PROVIDED MATERIAL:
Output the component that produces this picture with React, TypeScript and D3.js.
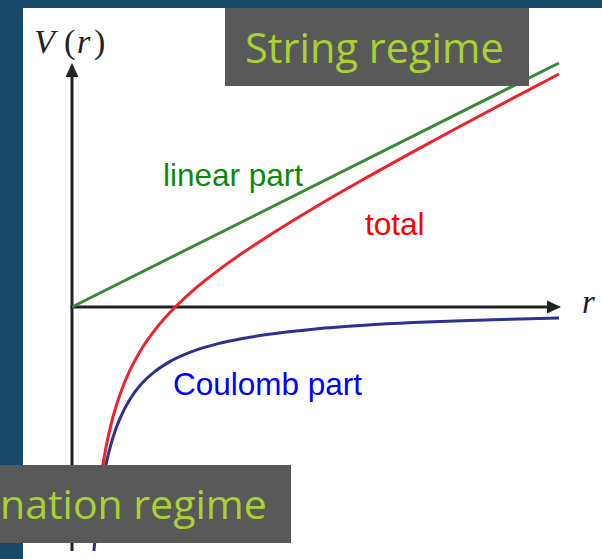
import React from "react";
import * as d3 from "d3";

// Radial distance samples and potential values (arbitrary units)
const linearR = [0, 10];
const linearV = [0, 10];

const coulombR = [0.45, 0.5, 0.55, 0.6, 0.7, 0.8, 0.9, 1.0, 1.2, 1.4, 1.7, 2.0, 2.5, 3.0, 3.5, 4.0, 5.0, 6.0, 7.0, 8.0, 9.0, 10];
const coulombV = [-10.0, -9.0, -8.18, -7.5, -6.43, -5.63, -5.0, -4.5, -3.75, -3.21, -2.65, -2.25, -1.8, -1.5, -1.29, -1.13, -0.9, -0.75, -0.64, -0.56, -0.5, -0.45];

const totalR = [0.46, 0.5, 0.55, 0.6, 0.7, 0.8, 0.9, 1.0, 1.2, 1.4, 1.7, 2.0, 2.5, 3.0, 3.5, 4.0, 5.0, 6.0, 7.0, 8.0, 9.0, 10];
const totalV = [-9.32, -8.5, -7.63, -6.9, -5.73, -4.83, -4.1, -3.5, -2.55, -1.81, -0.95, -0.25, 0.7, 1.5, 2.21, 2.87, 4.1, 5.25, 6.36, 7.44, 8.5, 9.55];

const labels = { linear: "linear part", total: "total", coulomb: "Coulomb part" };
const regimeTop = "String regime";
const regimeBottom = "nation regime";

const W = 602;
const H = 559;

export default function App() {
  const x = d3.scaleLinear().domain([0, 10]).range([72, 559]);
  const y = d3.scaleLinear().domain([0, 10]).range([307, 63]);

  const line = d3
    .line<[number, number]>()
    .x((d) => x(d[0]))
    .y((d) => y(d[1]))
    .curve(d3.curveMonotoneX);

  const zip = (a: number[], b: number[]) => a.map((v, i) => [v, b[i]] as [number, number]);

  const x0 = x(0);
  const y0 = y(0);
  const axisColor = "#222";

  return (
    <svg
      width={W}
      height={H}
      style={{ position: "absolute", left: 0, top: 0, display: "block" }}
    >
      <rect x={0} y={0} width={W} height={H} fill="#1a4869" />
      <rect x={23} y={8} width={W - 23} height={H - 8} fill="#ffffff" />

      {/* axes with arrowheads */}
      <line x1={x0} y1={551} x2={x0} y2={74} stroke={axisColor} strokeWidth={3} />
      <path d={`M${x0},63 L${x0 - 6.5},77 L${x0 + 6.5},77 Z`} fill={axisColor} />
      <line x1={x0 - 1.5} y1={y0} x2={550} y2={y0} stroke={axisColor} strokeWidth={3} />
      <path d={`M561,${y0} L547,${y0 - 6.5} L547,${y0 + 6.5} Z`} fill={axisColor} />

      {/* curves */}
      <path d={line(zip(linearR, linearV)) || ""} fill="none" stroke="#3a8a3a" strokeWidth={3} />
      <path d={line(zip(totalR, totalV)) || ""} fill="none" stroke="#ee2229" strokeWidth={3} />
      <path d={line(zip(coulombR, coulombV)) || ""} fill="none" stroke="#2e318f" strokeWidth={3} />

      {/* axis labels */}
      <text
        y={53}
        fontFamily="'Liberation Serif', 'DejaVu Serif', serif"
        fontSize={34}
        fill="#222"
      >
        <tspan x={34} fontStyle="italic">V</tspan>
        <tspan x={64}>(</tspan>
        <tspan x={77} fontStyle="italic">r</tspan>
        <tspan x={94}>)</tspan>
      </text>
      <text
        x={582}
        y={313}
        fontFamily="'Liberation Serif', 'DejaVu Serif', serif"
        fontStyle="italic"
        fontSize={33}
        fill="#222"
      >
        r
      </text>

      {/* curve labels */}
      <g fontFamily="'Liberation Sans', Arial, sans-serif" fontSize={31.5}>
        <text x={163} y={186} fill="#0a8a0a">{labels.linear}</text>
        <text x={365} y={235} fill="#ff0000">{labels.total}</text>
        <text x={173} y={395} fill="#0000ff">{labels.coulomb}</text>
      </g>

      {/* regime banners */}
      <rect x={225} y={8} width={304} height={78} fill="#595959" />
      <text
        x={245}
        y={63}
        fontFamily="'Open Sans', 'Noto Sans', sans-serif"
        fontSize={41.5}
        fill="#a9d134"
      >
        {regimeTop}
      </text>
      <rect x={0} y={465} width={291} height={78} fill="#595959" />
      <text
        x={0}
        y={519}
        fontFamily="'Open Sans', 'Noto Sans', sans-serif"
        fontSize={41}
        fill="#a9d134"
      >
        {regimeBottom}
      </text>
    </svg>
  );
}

TASK INSTRUCTIONS: Starting with the first line of the data above and ending with the line containing "const H = 559;", please restate every line exactly, leaving images out.

RESPONSE:
Output the component that produces this picture with React, TypeScript and D3.js.
import React from "react";
import * as d3 from "d3";

// Radial distance samples and potential values (arbitrary units)
const linearR = [0, 10];
const linearV = [0, 10];

const coulombR = [0.45, 0.5, 0.55, 0.6, 0.7, 0.8, 0.9, 1.0, 1.2, 1.4, 1.7, 2.0, 2.5, 3.0, 3.5, 4.0, 5.0, 6.0, 7.0, 8.0, 9.0, 10];
const coulombV = [-10.0, -9.0, -8.18, -7.5, -6.43, -5.63, -5.0, -4.5, -3.75, -3.21, -2.65, -2.25, -1.8, -1.5, -1.29, -1.13, -0.9, -0.75, -0.64, -0.56, -0.5, -0.45];

const totalR = [0.46, 0.5, 0.55, 0.6, 0.7, 0.8, 0.9, 1.0, 1.2, 1.4, 1.7, 2.0, 2.5, 3.0, 3.5, 4.0, 5.0, 6.0, 7.0, 8.0, 9.0, 10];
const totalV = [-9.32, -8.5, -7.63, -6.9, -5.73, -4.83, -4.1, -3.5, -2.55, -1.81, -0.95, -0.25, 0.7, 1.5, 2.21, 2.87, 4.1, 5.25, 6.36, 7.44, 8.5, 9.55];

const labels = { linear: "linear part", total: "total", coulomb: "Coulomb part" };
const regimeTop = "String regime";
const regimeBottom = "nation regime";

const W = 602;
const H = 559;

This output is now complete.